PROVIDED DATA -

-*-

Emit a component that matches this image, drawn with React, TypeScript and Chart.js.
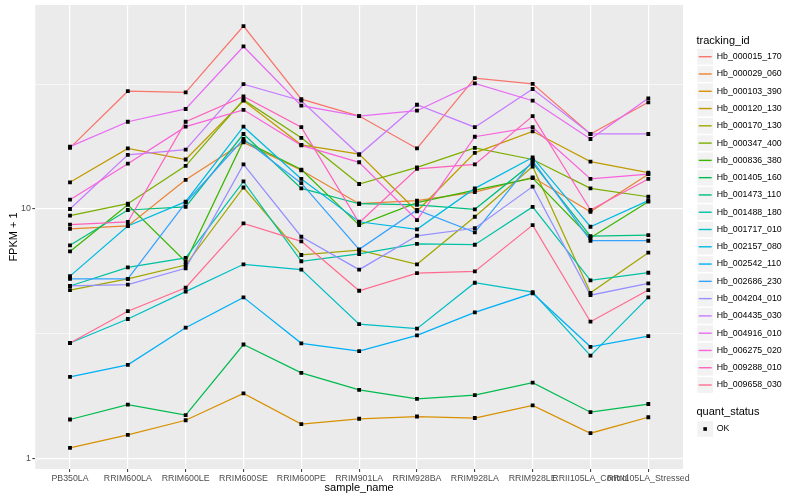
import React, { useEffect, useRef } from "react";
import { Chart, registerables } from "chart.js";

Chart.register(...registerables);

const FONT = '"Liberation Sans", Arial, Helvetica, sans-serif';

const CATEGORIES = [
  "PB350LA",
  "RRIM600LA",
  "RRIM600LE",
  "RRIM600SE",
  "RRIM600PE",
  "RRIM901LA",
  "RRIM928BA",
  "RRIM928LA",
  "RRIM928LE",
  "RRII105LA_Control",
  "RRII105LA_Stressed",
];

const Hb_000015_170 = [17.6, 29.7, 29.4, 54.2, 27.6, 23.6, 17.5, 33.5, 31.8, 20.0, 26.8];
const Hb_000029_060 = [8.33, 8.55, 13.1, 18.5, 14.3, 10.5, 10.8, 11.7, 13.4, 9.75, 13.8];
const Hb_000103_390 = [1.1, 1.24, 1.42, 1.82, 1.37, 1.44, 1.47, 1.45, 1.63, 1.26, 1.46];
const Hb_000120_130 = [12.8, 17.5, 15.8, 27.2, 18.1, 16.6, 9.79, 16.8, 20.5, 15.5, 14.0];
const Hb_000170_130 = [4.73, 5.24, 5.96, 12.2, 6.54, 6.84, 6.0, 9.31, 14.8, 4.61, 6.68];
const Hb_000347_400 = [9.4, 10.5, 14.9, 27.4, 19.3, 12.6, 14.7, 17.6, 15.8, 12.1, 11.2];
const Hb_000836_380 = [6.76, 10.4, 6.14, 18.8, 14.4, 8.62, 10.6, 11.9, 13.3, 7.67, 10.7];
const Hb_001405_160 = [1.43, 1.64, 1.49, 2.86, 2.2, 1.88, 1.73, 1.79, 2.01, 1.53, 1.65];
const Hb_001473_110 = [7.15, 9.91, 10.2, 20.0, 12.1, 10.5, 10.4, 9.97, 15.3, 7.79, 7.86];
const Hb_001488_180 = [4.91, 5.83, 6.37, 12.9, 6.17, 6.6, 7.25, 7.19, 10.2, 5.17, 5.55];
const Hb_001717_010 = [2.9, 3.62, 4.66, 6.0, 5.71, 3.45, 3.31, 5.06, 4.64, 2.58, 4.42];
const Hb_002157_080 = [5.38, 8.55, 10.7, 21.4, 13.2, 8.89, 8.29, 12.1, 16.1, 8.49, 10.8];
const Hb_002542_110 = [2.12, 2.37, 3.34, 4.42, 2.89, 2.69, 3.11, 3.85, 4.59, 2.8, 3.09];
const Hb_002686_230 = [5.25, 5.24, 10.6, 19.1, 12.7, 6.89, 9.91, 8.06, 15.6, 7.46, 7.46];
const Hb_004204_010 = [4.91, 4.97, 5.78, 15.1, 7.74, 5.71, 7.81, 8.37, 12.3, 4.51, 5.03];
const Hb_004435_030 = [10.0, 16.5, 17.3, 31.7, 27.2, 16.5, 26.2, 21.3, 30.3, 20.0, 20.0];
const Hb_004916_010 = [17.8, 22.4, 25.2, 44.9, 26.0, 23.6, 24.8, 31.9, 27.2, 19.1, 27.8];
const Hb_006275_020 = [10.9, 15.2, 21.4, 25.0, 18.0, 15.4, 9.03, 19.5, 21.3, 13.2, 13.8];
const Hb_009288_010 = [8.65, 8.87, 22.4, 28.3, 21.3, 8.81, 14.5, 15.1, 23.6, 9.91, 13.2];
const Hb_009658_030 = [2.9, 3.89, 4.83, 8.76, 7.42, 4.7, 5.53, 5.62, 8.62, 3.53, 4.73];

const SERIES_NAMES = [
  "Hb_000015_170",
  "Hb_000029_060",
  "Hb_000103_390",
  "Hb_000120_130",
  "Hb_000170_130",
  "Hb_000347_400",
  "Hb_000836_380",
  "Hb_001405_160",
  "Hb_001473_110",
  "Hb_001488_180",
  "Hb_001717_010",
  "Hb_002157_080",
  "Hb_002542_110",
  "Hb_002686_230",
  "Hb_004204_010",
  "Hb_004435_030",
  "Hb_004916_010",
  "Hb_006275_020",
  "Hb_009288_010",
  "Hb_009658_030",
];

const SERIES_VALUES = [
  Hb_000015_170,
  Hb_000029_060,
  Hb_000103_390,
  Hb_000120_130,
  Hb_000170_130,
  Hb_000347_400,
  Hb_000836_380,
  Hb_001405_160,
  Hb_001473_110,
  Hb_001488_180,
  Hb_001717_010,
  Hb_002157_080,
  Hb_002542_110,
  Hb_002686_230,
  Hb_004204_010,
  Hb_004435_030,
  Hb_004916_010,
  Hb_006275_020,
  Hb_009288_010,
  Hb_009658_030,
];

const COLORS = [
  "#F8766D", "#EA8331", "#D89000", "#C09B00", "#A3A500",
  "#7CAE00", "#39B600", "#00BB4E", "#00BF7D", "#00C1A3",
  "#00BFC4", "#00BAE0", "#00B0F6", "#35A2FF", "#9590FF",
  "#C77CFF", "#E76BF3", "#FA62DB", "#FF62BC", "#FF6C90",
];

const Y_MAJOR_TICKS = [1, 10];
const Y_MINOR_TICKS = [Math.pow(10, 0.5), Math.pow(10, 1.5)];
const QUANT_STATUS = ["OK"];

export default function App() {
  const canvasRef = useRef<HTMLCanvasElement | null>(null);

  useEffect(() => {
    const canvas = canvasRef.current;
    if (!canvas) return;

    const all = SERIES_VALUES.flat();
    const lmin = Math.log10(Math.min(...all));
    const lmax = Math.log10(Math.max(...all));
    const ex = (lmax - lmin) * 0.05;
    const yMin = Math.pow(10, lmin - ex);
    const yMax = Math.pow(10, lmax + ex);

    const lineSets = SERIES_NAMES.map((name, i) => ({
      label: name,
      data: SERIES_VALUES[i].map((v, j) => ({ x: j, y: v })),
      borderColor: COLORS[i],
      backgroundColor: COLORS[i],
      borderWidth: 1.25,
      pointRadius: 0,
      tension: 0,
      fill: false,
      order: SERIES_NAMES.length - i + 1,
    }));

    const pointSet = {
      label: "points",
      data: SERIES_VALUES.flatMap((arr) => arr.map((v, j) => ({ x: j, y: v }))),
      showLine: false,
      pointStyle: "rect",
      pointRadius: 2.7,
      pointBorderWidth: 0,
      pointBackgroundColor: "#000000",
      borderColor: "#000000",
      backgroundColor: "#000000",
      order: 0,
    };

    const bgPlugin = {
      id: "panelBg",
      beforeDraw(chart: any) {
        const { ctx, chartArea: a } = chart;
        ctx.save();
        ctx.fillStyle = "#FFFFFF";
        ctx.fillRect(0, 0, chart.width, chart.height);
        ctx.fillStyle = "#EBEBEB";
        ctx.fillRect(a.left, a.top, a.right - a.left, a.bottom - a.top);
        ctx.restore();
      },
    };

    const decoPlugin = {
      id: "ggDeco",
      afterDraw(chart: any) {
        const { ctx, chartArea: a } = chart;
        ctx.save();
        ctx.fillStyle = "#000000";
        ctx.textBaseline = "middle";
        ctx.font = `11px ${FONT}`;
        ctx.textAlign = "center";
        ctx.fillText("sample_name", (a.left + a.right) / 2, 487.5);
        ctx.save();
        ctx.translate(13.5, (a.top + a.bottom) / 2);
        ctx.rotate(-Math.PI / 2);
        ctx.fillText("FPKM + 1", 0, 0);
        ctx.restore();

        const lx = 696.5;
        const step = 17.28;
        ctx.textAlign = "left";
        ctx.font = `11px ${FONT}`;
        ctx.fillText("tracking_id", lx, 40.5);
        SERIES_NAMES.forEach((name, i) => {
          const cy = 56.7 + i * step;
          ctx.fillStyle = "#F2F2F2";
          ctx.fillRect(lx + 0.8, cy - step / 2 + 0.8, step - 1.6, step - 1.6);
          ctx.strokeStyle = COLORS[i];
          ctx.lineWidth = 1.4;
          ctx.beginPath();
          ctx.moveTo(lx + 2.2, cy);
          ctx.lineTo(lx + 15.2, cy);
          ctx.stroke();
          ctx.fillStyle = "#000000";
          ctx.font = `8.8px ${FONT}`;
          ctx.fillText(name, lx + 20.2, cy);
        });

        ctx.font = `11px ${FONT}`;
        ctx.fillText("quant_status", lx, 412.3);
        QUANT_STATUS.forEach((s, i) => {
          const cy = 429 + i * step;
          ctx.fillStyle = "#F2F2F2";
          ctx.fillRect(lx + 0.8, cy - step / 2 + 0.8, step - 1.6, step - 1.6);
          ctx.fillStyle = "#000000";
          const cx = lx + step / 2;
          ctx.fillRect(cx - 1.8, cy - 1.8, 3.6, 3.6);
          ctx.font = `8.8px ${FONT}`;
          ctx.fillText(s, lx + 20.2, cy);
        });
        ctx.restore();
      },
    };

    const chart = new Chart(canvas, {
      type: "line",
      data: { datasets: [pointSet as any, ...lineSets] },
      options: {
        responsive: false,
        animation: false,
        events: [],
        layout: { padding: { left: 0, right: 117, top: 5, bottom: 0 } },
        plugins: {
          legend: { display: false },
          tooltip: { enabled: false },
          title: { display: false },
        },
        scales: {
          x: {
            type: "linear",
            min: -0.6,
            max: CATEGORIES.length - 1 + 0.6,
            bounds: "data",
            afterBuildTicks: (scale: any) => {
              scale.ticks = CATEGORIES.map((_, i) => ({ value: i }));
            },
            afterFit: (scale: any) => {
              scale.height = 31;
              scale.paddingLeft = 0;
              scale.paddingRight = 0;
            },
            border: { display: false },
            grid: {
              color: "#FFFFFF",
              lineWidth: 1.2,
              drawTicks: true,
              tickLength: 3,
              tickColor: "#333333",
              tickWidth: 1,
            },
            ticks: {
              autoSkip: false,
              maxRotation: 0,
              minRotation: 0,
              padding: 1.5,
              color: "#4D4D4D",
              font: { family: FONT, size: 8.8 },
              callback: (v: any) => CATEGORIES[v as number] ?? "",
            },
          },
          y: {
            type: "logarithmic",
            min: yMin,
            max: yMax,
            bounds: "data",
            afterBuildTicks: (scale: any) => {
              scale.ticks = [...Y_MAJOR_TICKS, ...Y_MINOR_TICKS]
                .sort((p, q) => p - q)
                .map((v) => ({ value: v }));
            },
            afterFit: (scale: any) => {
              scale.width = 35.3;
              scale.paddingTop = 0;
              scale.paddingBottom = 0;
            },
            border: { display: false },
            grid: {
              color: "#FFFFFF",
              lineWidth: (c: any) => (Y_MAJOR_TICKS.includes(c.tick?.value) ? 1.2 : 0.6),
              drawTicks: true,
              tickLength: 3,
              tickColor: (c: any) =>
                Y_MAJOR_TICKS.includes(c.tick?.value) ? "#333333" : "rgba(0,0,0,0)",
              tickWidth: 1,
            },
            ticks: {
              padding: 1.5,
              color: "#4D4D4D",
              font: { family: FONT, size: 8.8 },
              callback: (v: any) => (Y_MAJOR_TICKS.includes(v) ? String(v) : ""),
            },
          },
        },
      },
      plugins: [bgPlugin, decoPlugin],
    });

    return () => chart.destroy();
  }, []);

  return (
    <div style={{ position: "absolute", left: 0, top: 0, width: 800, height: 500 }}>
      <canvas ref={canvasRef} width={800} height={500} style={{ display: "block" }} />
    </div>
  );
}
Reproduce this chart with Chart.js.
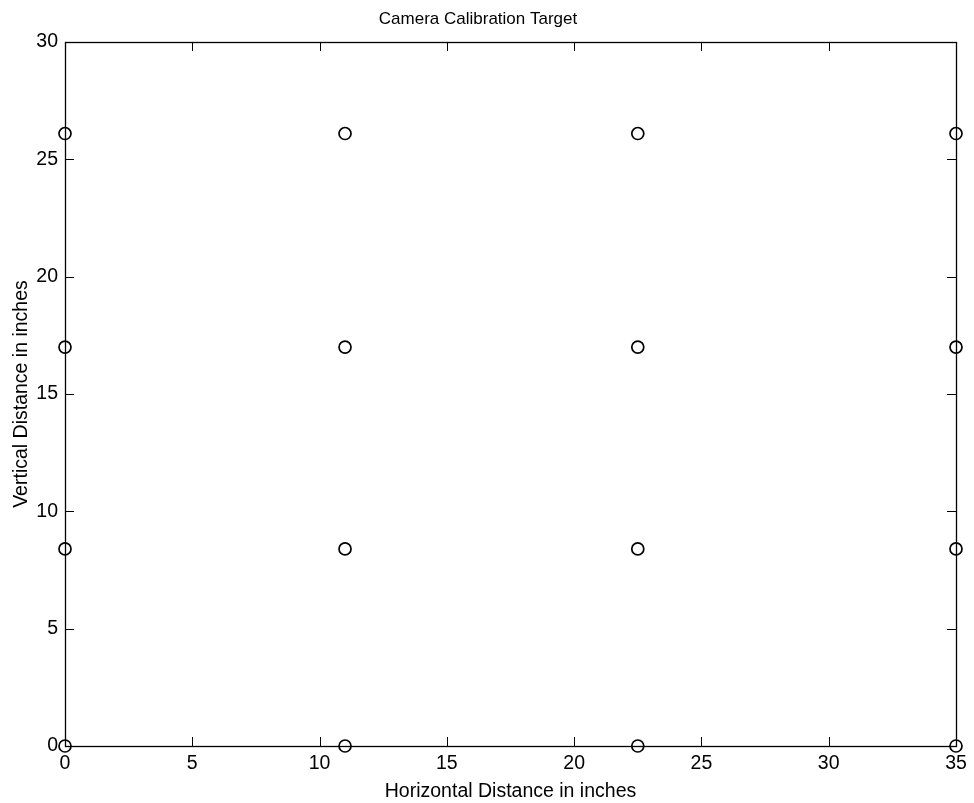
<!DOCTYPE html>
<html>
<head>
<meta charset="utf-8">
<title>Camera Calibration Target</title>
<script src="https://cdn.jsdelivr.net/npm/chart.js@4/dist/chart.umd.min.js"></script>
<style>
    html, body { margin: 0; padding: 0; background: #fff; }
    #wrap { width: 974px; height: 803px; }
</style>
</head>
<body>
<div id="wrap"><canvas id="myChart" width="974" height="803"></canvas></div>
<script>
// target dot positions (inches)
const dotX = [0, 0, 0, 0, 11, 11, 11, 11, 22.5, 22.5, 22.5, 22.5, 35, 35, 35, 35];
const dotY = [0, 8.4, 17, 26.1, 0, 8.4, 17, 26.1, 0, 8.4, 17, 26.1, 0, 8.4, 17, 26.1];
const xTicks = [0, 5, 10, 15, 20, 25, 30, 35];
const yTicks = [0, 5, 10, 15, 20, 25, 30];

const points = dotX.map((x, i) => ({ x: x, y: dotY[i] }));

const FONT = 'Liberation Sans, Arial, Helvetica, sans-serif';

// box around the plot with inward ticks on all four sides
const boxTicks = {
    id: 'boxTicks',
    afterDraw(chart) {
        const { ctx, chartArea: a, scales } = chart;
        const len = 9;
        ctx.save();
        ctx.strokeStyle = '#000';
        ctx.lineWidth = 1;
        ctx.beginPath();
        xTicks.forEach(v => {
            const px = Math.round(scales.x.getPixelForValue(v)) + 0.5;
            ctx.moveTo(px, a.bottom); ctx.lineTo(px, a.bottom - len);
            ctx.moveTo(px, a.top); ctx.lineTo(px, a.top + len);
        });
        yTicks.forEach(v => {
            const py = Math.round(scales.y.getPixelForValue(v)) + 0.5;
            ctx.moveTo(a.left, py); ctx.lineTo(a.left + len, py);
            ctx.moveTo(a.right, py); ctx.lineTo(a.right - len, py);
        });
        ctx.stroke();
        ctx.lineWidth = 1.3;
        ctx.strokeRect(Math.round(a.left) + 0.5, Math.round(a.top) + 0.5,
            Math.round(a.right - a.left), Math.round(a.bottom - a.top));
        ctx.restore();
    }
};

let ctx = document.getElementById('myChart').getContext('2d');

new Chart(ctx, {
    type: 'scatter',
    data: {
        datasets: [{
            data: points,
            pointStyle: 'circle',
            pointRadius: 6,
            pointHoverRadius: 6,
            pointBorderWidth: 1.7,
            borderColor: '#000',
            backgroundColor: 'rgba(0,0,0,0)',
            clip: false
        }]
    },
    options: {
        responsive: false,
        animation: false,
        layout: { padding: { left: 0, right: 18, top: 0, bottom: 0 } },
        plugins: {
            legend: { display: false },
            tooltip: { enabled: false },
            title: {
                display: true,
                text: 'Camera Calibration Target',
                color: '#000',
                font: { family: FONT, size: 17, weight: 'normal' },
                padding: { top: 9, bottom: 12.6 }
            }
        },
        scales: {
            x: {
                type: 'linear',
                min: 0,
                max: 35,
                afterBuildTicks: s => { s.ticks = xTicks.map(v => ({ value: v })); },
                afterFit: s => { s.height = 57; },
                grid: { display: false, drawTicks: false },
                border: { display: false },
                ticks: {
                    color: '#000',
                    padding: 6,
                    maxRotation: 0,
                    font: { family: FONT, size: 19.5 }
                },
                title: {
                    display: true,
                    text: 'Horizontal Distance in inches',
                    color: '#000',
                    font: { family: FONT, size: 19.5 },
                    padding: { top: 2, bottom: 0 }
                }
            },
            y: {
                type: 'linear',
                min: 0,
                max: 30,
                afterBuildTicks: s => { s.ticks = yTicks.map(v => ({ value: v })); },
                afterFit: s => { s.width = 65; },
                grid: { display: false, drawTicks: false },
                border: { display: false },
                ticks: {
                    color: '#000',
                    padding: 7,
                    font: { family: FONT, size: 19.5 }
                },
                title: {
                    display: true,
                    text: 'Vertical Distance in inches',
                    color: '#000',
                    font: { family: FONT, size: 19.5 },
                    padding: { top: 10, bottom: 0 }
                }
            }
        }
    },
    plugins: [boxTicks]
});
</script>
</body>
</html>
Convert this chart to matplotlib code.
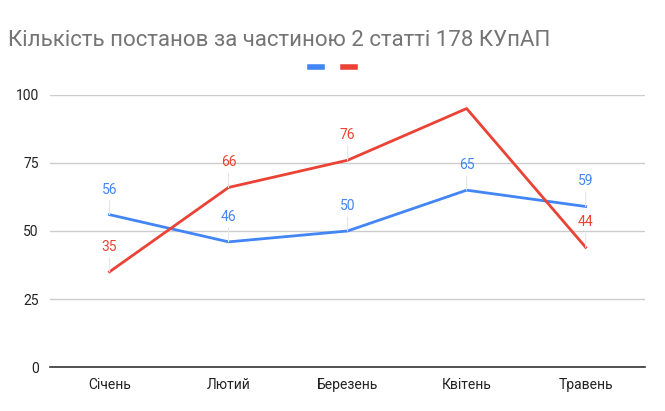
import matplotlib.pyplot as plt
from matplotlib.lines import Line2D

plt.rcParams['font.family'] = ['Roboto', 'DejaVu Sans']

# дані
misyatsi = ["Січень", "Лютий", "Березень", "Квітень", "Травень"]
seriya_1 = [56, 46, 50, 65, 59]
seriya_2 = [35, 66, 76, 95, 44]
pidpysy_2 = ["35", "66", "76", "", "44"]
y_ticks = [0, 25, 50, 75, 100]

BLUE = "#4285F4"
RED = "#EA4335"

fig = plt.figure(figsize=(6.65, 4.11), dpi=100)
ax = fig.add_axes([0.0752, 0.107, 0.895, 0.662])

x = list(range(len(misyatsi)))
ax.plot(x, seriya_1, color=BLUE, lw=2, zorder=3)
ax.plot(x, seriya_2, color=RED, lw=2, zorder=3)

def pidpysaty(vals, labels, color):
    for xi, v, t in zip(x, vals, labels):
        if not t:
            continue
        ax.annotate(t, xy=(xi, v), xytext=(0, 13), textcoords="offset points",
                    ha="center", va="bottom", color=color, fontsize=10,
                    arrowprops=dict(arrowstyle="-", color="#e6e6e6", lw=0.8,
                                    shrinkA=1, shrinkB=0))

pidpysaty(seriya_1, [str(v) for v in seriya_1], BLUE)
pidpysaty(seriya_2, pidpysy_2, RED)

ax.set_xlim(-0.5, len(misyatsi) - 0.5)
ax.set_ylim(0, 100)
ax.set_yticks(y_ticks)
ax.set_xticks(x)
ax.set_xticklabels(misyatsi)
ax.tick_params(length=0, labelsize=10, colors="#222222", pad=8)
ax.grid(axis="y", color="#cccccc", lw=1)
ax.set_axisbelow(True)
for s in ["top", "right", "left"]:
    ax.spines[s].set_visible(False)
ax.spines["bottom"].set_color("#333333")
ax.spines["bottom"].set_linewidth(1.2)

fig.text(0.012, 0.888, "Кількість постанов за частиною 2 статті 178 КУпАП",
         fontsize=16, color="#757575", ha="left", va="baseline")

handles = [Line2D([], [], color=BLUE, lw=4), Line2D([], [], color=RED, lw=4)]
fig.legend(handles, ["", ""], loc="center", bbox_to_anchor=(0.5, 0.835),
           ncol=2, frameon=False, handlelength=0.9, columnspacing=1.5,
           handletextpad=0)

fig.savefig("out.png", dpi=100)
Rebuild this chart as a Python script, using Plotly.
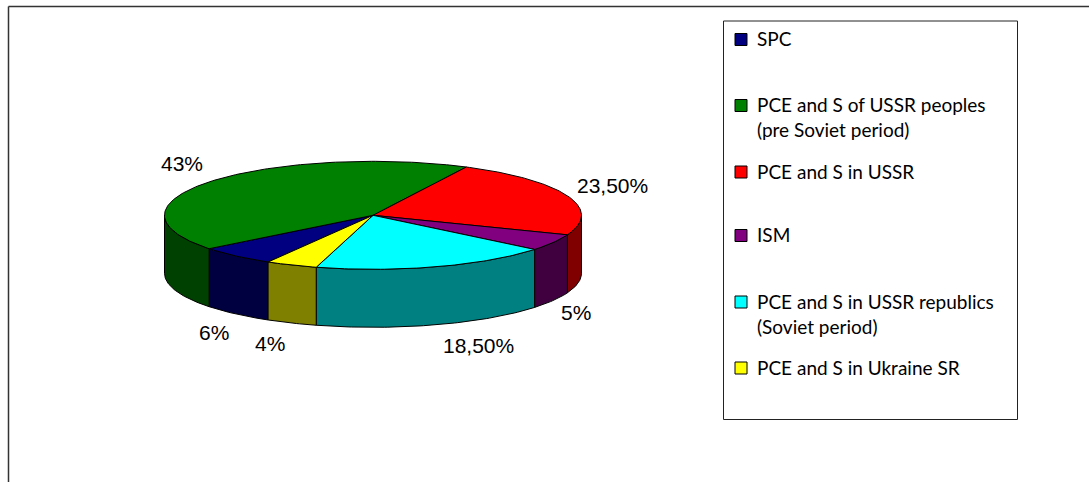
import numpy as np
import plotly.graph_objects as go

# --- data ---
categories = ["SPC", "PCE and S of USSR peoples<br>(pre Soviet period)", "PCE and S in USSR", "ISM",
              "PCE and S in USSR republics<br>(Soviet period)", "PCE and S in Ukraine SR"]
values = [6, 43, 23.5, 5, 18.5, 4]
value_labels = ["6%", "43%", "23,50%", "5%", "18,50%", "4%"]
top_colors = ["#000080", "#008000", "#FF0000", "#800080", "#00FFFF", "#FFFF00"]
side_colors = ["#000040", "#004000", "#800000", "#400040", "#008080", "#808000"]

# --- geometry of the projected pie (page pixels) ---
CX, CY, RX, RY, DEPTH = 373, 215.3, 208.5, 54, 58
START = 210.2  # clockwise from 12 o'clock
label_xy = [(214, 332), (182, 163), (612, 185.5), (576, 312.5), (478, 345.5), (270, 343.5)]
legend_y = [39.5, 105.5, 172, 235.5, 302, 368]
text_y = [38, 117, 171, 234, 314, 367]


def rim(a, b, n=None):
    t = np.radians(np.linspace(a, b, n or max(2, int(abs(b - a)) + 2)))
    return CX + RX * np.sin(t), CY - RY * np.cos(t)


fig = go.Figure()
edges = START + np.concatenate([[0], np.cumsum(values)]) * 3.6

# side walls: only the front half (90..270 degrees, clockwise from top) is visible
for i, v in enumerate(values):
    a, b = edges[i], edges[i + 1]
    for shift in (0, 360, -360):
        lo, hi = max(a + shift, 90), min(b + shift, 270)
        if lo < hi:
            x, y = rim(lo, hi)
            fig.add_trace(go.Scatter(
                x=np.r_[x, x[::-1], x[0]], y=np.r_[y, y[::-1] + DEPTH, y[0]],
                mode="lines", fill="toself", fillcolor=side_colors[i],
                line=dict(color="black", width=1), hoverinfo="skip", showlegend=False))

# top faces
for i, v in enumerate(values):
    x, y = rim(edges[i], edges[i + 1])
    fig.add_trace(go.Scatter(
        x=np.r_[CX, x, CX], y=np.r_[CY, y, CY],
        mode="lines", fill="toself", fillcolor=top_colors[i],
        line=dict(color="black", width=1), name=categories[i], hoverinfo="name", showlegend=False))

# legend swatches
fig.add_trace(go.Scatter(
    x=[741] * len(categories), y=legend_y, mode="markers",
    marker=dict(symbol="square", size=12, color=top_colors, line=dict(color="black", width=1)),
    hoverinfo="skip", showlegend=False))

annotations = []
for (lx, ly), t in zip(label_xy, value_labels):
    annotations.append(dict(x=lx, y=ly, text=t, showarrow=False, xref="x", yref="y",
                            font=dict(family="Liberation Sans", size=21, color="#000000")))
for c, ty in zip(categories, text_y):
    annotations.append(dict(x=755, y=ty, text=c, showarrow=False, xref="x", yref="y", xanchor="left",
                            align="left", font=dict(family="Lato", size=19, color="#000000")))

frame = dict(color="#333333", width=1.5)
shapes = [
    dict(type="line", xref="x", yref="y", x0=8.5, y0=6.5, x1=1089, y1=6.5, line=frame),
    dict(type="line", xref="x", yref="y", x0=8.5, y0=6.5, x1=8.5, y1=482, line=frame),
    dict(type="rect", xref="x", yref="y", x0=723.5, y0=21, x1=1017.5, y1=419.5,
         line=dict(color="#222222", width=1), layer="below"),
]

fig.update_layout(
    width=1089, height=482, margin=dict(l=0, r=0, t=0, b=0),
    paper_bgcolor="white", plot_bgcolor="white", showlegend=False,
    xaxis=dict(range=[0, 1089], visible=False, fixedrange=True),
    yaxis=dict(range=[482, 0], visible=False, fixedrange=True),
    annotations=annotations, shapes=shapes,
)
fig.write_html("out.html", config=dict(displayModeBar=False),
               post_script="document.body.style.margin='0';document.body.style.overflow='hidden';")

-*-

Exactly and only the lines from the line with "Convert this chart to matplotlib code." to the line with "ax = fig.add_axes([0.0752, 0.107, 0.895, 0.662])", both ends included, should be echoed. Do not carry over the pictures.

Convert this chart to matplotlib code.
import matplotlib.pyplot as plt
from matplotlib.lines import Line2D

plt.rcParams['font.family'] = ['Roboto', 'DejaVu Sans']

# дані
misyatsi = ["Січень", "Лютий", "Березень", "Квітень", "Травень"]
seriya_1 = [56, 46, 50, 65, 59]
seriya_2 = [35, 66, 76, 95, 44]
pidpysy_2 = ["35", "66", "76", "", "44"]
y_ticks = [0, 25, 50, 75, 100]

BLUE = "#4285F4"
RED = "#EA4335"

fig = plt.figure(figsize=(6.65, 4.11), dpi=100)
ax = fig.add_axes([0.0752, 0.107, 0.895, 0.662])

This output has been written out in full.